Dave Arian, former president of ILWU’s Local 13 and now vice president of the Los Angeles Board of Harbor Commissioners, admitted on a later panel at TPM that the union had engaged in a “job action.” But maybe the precise term for the ILWU’s behavior isn’t the point. What’s important is that, according to one estimate, labor delays along the West Coast reduced real U.S. export growth by 1.5 percentage points in the first quarter of 2015, and shaved 0.2 percentage point off real GDP growth.
Should those numbers seem small to you, think of the hundreds of U.S. exporters who lost sales and suffered ruined agricultural goods during the slowdown. Japan turned to Argentina for hay, Turkey for almonds and Poland for potatoes, said Peter Friedmann, executive director of the Agriculture Transportation Coalition. In the Pacific Northwest, apples grown for export sale were instead used for fertilizer on domestic potato fields because they couldn’t make it to market before rotting.
Some overseas accounts were lost for good. “Once you begin a new source, you don’t need to come back,” Friedmann said, adding that U.S. exporters got stuck with a reputation for being undependable suppliers. Winning back the trust of foreign buyers, at a time when U.S. exporters are already experiencing stiff headwinds from the strong dollar, could take years.
Labor and management have offered various reasons for the prolonged negotiations. According to McEllrath and McKenna, the two sides got hung up over health and welfare benefits, the mechanics of the arbitration process, and jurisdiction over chassis inspection. (The last became an especially thorny issue when ocean carriers divested their chassis, and turned them over to intermodal equipment providers.) All were valid issues for discussion, but were they worth bringing West Coast ports to a screeching halt over?
“I don’t think either one of us envisioned [what happened],” admitted McKenna. “Nobody likes to get to a point where we’re in a strike situation. We need to find a better way to get [results].”
Various interests have differing ideas about what that “better way” might look like. The latest dispute brought calls from shippers and retailers for tighter government control over dockside labor. Representatives Dan Newhouse (R-WA) and Kurt Schrader (D-OR) introduced a bill to create certain “triggers” that would require the President to exercise emergency authority that could lead to a judicial injunction against strikers.
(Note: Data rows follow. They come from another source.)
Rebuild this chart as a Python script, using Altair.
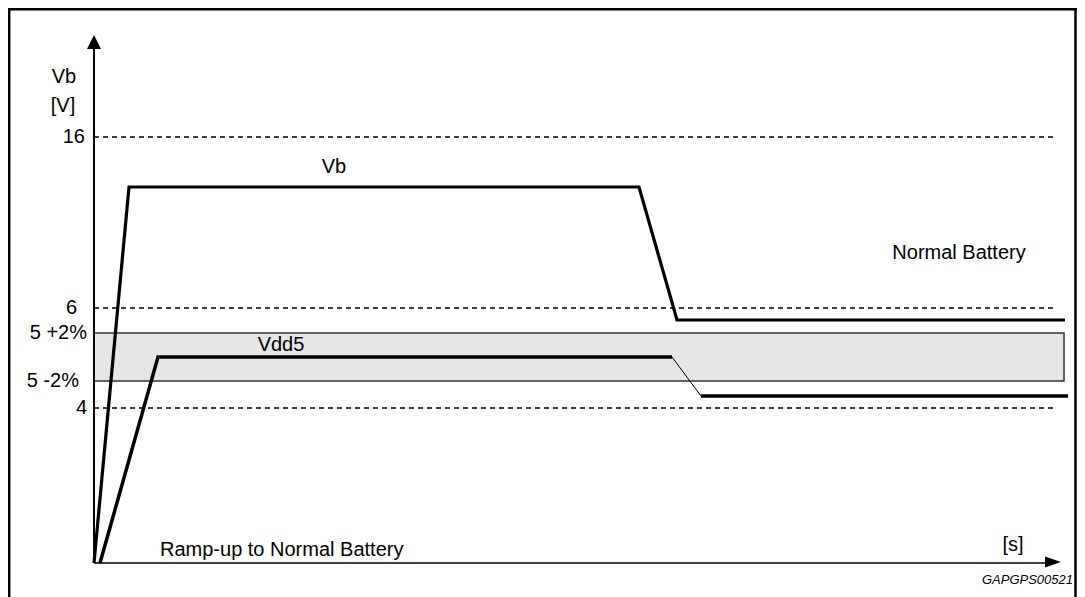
import altair as alt
import pandas as pd

# ---- data (schematic units: time t, level v) ----
vb_t = [0.0, 3.5, 54.5, 58.3, 97.1]
vb_v = [0.0, 37.6, 37.6, 24.3, 24.3]

vdd_t = [0.6, 6.4, 57.8, 60.7, 97.4]
vdd_v = [0.0, 20.6, 20.6, 16.7, 16.7]
vdd_seg = ["a", "a", "a", "b", "c"]  # segment groups (b = thin transition)

tick_labels = ["16", "6", "5 +2%", "5 -2%", "4"]
tick_levels = [42.6, 25.5, 23.0, 18.2, 15.5]

dashed_levels = [42.6, 25.5, 15.5]
band_low, band_high = 18.2, 23.0

W, H = 1069, 589
FONT = "Liberation Sans"

xs = alt.Scale(domain=[-8.6, 98.3], nice=False, zero=False)
ys = alt.Scale(domain=[-3.4, 55.5], nice=False, zero=False)
X = lambda f, **k: alt.X(f, scale=xs, axis=None, **k)
Y = lambda f, **k: alt.Y(f, scale=ys, axis=None, **k)

vb_df = pd.DataFrame({"t": vb_t, "v": vb_v})

# Vdd5 split into groups so the transition can be thin
rows = []
for i in range(len(vdd_t)):
    rows.append({"t": vdd_t[i], "v": vdd_v[i], "g": vdd_seg[i]})
rows.insert(3, {"t": vdd_t[2], "v": vdd_v[2], "g": "b"})
rows.insert(5, {"t": vdd_t[3], "v": vdd_v[3], "g": "c"})
vdd_df = pd.DataFrame(rows)
vdd_df["w"] = vdd_df["g"].map({"a": 3.5, "b": 1.0, "c": 3.5})

base = alt.Chart(pd.DataFrame({"dummy": [0]}))

layers = []

# band
band = base.mark_rect(fill="#e6e6e6", stroke="#333333", strokeWidth=1.5).encode(
    x=X("x:Q"), x2="x2:Q", y=Y("y:Q"), y2="y2:Q"
).transform_calculate(x="0", x2="97.0", y=str(band_low), y2=str(band_high))
layers.append(band)

# dashed reference lines
dash_df = pd.DataFrame({"v": dashed_levels})
dashes = alt.Chart(dash_df).mark_rule(color="black", strokeWidth=1.3, strokeDash=[5, 4]).encode(
    x=X("x:Q"), x2="x2:Q", y=Y("v:Q")
).transform_calculate(x="0", x2="95.9")
layers.append(dashes)

# Vb line
vb_line = alt.Chart(vb_df).mark_line(color="black", strokeWidth=3.2, strokeJoin="miter").encode(
    x=X("t:Q"), y=Y("v:Q"), order="t:Q"
)
layers.append(vb_line)

# Vdd5 line
vdd_line = alt.Chart(vdd_df).mark_line(color="black", strokeJoin="miter").encode(
    x=X("t:Q"), y=Y("v:Q"), detail="g:N", order="t:Q",
    strokeWidth=alt.StrokeWidth("w:Q", scale=None, legend=None)
)
layers.append(vdd_line)

# axes lines
yaxis = base.mark_rule(color="black", strokeWidth=2).encode(
    x=X("x:Q"), y=Y("y:Q"), y2="y2:Q"
).transform_calculate(x="0", y="0", y2="51.6")
xaxis = base.mark_rule(color="black", strokeWidth=1.5).encode(
    x=X("x:Q"), x2="x2:Q", y=Y("y:Q")
).transform_calculate(x="0", x2="95.4", y="0")
layers += [yaxis, xaxis]

# arrow heads
up = base.mark_point(shape="M0,-1L1,1L-1,1Z", size=196, filled=True, fill="black", stroke=None, opacity=1).encode(
    x=X("x:Q"), y=Y("y:Q")
).transform_calculate(x="0", y="52.1")
right = base.mark_point(shape="M1,0L-1,-0.7L-1,0.7Z", size=256, filled=True, fill="black", stroke=None, opacity=1).encode(
    x=X("x:Q"), y=Y("y:Q")
).transform_calculate(x="95.9", y="0.1")
layers += [up, right]

# frame
frame_left = base.mark_rule(color="black", strokeWidth=2.5).encode(
    x=alt.value(1.2), y=alt.value(0), y2=alt.value(H))
frame_top = base.mark_rule(color="black", strokeWidth=2.5).encode(
    x=alt.value(0), x2=alt.value(W), y=alt.value(1.2))
frame_right = base.mark_rule(color="black", strokeWidth=2.5).encode(
    x=alt.value(W - 1.5), y=alt.value(0), y2=alt.value(H))
layers += [frame_left, frame_top, frame_right]


def label(text, t, v, size=20, align="center", italic=False):
    return base.mark_text(text=text, font=FONT, fontSize=size, align=align, baseline="middle",
                          color="black", fontStyle="italic" if italic else "normal").encode(
        x=X("x:Q"), y=Y("y:Q")
    ).transform_calculate(x=str(t), y=str(v))


# tick labels
tick_x = {"16": -0.9, "6": -1.7, "5 +2%": -0.7, "5 -2%": -1.5, "4": -0.7}
for lab, lev in zip(tick_labels, tick_levels):
    layers.append(label(lab, tick_x[lab], lev, align="right"))

layers += [
    label("Vb", -3.0, 48.6),
    label("[V]", -3.1, 45.7),
    label("Vb", 24.0, 39.6),
    label("Vdd5", 18.7, 21.8),
    label("Normal Battery", 86.5, 31.0),
    label("Ramp-up to Normal Battery", 6.6, 1.3, align="left"),
    label("[s]", 91.9, 1.8),
    label("GAPGPS00521", 97.9, -1.7, size=13, align="right", italic=True),
]

chart = alt.layer(*layers).properties(
    width=W, height=H, autosize=alt.AutoSizeParams(type="none"), padding=0
).configure_view(stroke=None)

chart.save("out.html", embed_options={"renderer": "svg", "actions": False})
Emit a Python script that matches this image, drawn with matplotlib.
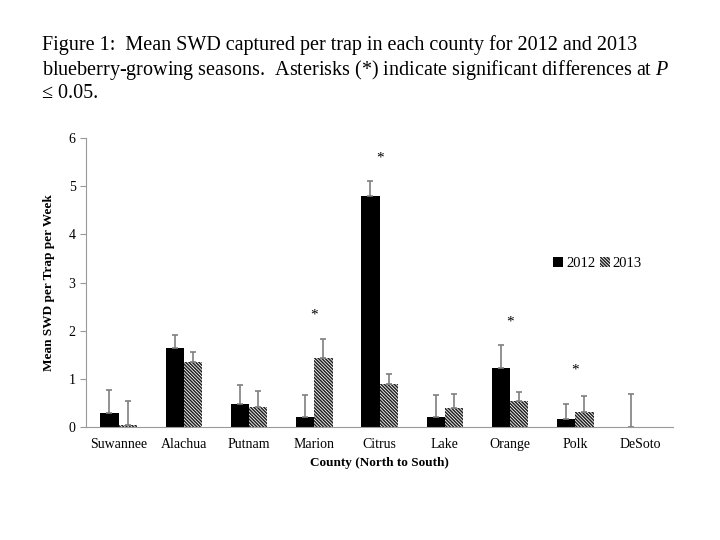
import numpy as np
import matplotlib.pyplot as plt

plt.rcParams['font.family'] = ['Liberation Serif', 'DejaVu Serif']
plt.rcParams['mathtext.fontset'] = 'custom'
plt.rcParams['mathtext.rm'] = 'Liberation Serif'
plt.rcParams['mathtext.it'] = 'Liberation Serif:italic'
plt.rcParams['hatch.linewidth'] = 1.1

counties = ['Suwannee', 'Alachua', 'Putnam', 'Marion', 'Citrus',
            'Lake', 'Orange', 'Polk', 'DeSoto']
mean_2012 = [0.29, 1.65, 0.48, 0.20, 4.80, 0.20, 1.22, 0.16, 0.0]
err_2012 = [0.48, 0.25, 0.40, 0.46, 0.30, 0.47, 0.49, 0.31, 0.68]
mean_2013 = [0.04, 1.35, 0.42, 1.44, 0.90, 0.40, 0.53, 0.32, 0.0]
err_2013 = [0.50, 0.20, 0.32, 0.38, 0.19, 0.28, 0.19, 0.32, 0.0]
stars = {'Marion': 2.32, 'Citrus': 5.58, 'Orange': 2.18, 'Polk': 1.18}

x = np.arange(len(counties))
w = 0.28

fig = plt.figure(figsize=(7.2, 5.4), dpi=100)
ax = fig.add_axes([0.1194, 0.2093, 0.8156, 0.5351])

ekw = dict(ecolor='#7f7f7f', elinewidth=1.2, capsize=2.5, capthick=1.2)
ax.bar(x - w/2, mean_2012, w, color='black', label='2012',
       yerr=[np.zeros(len(x)), err_2012], error_kw=ekw)
err13 = np.array(err_2013)
ax.bar(x + w/2, mean_2013, w, color='white', edgecolor='#222222', linewidth=0,
       hatch='\\' * 10, label='2013')
mask = err13 > 0
ax.errorbar((x + w/2)[mask], np.array(mean_2013)[mask],
            yerr=[np.zeros(mask.sum()), err13[mask]], fmt='none', **ekw)

for name, yv in stars.items():
    ax.text(counties.index(name), yv, '*', ha='center', va='center', fontsize=11)

ax.set_xlim(-0.5, len(x) - 0.5)
ax.set_ylim(0, 6)
ax.set_yticks(range(7))
ax.set_xticks(x)
ax.set_xticklabels(counties, fontsize=10)
ax.tick_params(axis='y', labelsize=10, length=4, color='#999999', width=0.8)
ax.tick_params(axis='x', length=0, pad=8)
for s in ['top', 'right']:
    ax.spines[s].set_visible(False)
for s in ['left', 'bottom']:
    ax.spines[s].set_color('#999999')
ax.set_xlabel('County (North to South)', fontsize=9.5, fontweight='bold', labelpad=4)
ax.set_ylabel('Mean SWD per Trap per Week', fontsize=9.5, fontweight='bold', labelpad=10)

ax.legend(loc='upper left', bbox_to_anchor=(0.783, 0.615), ncol=2, frameon=False,
          fontsize=10.5, handlelength=0.7, handleheight=0.7, handletextpad=0.2,
          columnspacing=0.3, borderpad=0)

fig.text(0.058, 0.935, 'Figure 1:  Mean SWD captured per trap in each county for 2012 and 2013\n'
         'blueberry-growing seasons.  Asterisks (*) indicate significant differences at $\\mathit{P}$\n'
         '\u2264 0.05.', ha='left', va='top', fontsize=14.5, linespacing=1.17)

fig.savefig('out.png', dpi=100)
A similar proposal arose in the Senate. There was also talk of placing longshore labor under the authority of the Railway Labor Act, which would prohibit dock strikes altogether.
Neither management nor labor seems to like those proposals. “The bills in Washington would be opening a Pandora’s box,” said McEllrath. “I hope everybody calms down and stops.” Warned McKenna: “Unless we collectively find a better way to approach and resolve these contracts, somebody from Washington, D.C. is going to try and help us.”
They’re not liable to get much sympathy from shippers, who are a long way from “calming down.” The slowdown “cost companies millions and millions of dollars,” said Jonathan Gold, vice president of supply chain and customs policy with the National Retail Federation. “Are companies going to forget what happened? No – it’s going to be stuck in our minds.”
Whether labor peace will now reign on the West Coast is uncertain. But there was a ray of hope at TPM. McEllrath said ILWU would consider extending the current contract beyond its 2019 expiration date, in the wake of similar discussions between employers and longshore workers on the East Coast. Upon receipt of a formal request from PMA, he said, the union would seriously consider the idea.
Replied McKenna: “You can look for a letter about an extension.”